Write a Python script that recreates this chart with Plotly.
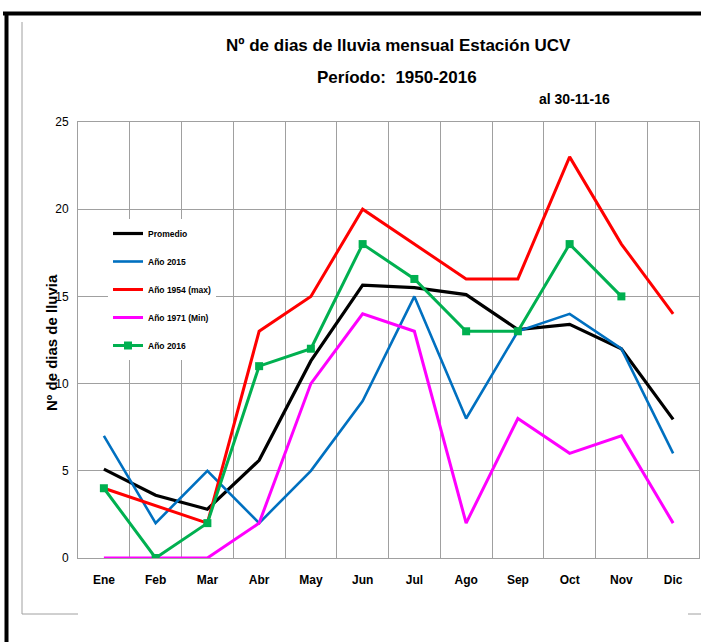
import plotly.graph_objects as go

months = ["Ene", "Feb", "Mar", "Abr", "May", "Jun", "Jul", "Ago", "Sep", "Oct", "Nov", "Dic"]
promedio = [5.1, 3.6, 2.8, 5.6, 11.3, 15.65, 15.5, 15.1, 13.1, 13.4, 12.0, 7.95]
anio_2015 = [7, 2, 5, 2, 5, 9, 15, 8, 13, 14, 12, 6]
anio_1954 = [4, 3, 2, 13, 15, 20, 18, 16, 16, 23, 18, 14]
anio_1971 = [0, 0, 0, 2, 10, 14, 13, 2, 8, 6, 7, 2]
anio_2016 = [4, 0, 2, 11, 12, 18, 16, 13, 13, 18, 15, None]
y_ticks = [0, 5, 10, 15, 20, 25]

SANS = "Liberation Sans, Arial, sans-serif"
W, H = 701, 642
ML, MR, MT, MB = 78, 2, 122, 84
PW, PH = W - ML - MR, H - MT - MB


def px(x):
    return (x - ML) / PW


def py(y):
    return (H - MB - y) / PH


fig = go.Figure()
series = [
    ("Promedio", promedio, "#000000", 3.2, None),
    ("Año 2015", anio_2015, "#0070C0", 2.6, None),
    ("Año 1954 (max)", anio_1954, "#FF0000", 3, None),
    ("Año 1971 (Min)", anio_1971, "#FF00FF", 3, None),
    ("Año 2016", anio_2016, "#00B050", 3, "square"),
]
for i, (name, vals, color, width, marker) in enumerate(series):
    fig.add_trace(go.Scatter(
        x=months, y=vals, name=name, legendgroup=f"g{i}",
        mode="lines+markers" if marker else "lines",
        line=dict(color=color, width=width),
        marker=dict(symbol=marker or "circle", size=8, color=color),
        connectgaps=False,
    ))

grid = "#A0A0A0"
fig.update_layout(
    width=W, height=H,
    margin=dict(l=ML, r=MR, t=MT, b=MB),
    paper_bgcolor="white", plot_bgcolor="white",
    showlegend=True,
    legend=dict(
        x=px(108), y=py(219), xanchor="left", yanchor="top",
        bgcolor="white", borderwidth=0,
        font=dict(family=SANS, size=8.5, color="black", weight="bold"),
        tracegroupgap=9, itemwidth=30,
    ),
    xaxis=dict(
        type="category", range=[-0.5, 11.5], tickson="boundaries",
        showgrid=True, gridcolor=grid, gridwidth=1,
        showline=True, linecolor=grid, linewidth=1, mirror=True,
        ticks="", ticklabelstandoff=11,
        tickfont=dict(family=SANS, size=12, color="black", weight="bold"),
        zeroline=False,
    ),
    yaxis=dict(
        range=[0, 25], tickvals=y_ticks,
        showgrid=True, gridcolor=grid, gridwidth=1,
        showline=True, linecolor=grid, linewidth=1, mirror=True,
        ticks="", ticklabelstandoff=6,
        tickfont=dict(family=SANS, size=12, color="black"),
        zeroline=False,
    ),
    annotations=[
        dict(text="<b>Nº de dias de lluvia mensual Estación UCV</b>", x=px(398), y=py(45),
             xref="paper", yref="paper", showarrow=False, xanchor="center", yanchor="middle",
             font=dict(family=SANS, size=17, color="black")),
        dict(text="<b>Período:  1950-2016</b>", x=px(397), y=py(78),
             xref="paper", yref="paper", showarrow=False, xanchor="center", yanchor="middle",
             font=dict(family=SANS, size=17, color="black")),
        dict(text="<b>al 30-11-16</b>", x=px(574), y=py(99),
             xref="paper", yref="paper", showarrow=False, xanchor="center", yanchor="middle",
             font=dict(family=SANS, size=14, color="black")),
        dict(text="<b>Nº de dias de lluvia</b>", x=px(51), y=py(343), textangle=-90,
             xref="paper", yref="paper", showarrow=False, xanchor="center", yanchor="middle",
             font=dict(family=SANS, size=15, color="black")),
    ],
    shapes=[
        dict(type="line", xref="paper", yref="paper", x0=px(3), x1=px(701), y0=py(13.5), y1=py(13.5),
             line=dict(color="black", width=4)),
        dict(type="line", xref="paper", yref="paper", x0=px(6.5), x1=px(6.5), y0=py(12), y1=py(642),
             line=dict(color="black", width=4)),
        dict(type="line", xref="paper", yref="paper", x0=px(22), x1=px(22), y0=py(22), y1=py(614),
             line=dict(color="#A0A0A0", width=1)),
        dict(type="line", xref="paper", yref="paper", x0=px(22), x1=px(78), y0=py(614), y1=py(614),
             line=dict(color="#A0A0A0", width=1)),
        dict(type="line", xref="paper", yref="paper", x0=px(688), x1=px(701), y0=py(614), y1=py(614),
             line=dict(color="#A0A0A0", width=1)),
    ],
)

fig.write_html(
    "out.html",
    config={"displayModeBar": False},
    post_script="document.body.style.margin='0';document.body.style.overflow='hidden';",
)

═══

> [Written problem]: Could the lines from the top of the material through the line with "import plotly.graph_objects as go" be repeated exactly, pictures left out?

> [Correct output]:
Write a Python script that recreates this chart with Plotly.
import plotly.graph_objects as go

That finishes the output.